The notorious nationalist governor of Krasnodar region, Alexander Tkachyov, introduced Cossack patrols in his region several years ago. At the time, Tkachyov made no secret of why the Cossack patrols were needed—to harass the non-Russian population, especially the North Caucasians, and create uncomfortable living conditions for them. Tkachyov thought that the police were too constrained in their actions by the Russian laws and that Krasnodar region therefore needed its own defense force against the North Caucasians—the Cossack brigades (Yuga.ru, August 2, 2012). Now, it appears that the authorities want to spread that practice to Adygea, which is surrounded by territories that are under administrative control of the Krasnodar region.
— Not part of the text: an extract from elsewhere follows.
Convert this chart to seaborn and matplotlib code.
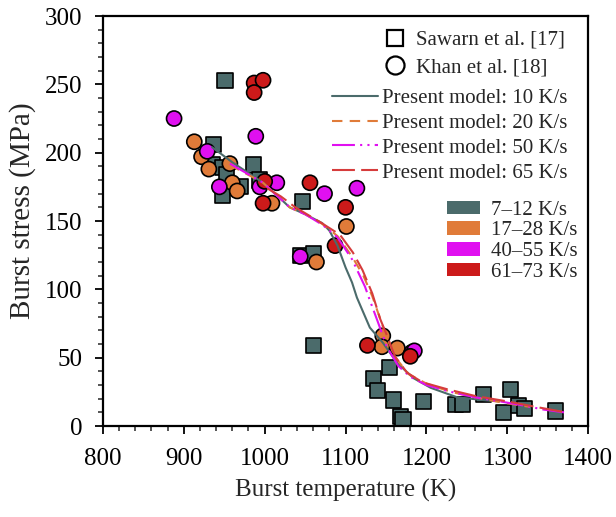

The government’s push for Cossack volunteer patrols in Adygea that are on its payroll also indicates how increasingly instrumental it is for the authorities to use the “Cossack” label. Nowadays, anyone can be recognized a Cossack if they carry out the Russian orders for pay. A hundred years ago, the Cossacks had a special social status that gave them privileges in exchange for defending the Russian Empire and advancing its conquests. Today, Moscow is attempting to use the old institution of conquest to reconquer the North Caucasus. Moscow’s gamble, however, comes into conflict with the very foundations of the modern state and is likely only to antagonize the North Caucasians even further.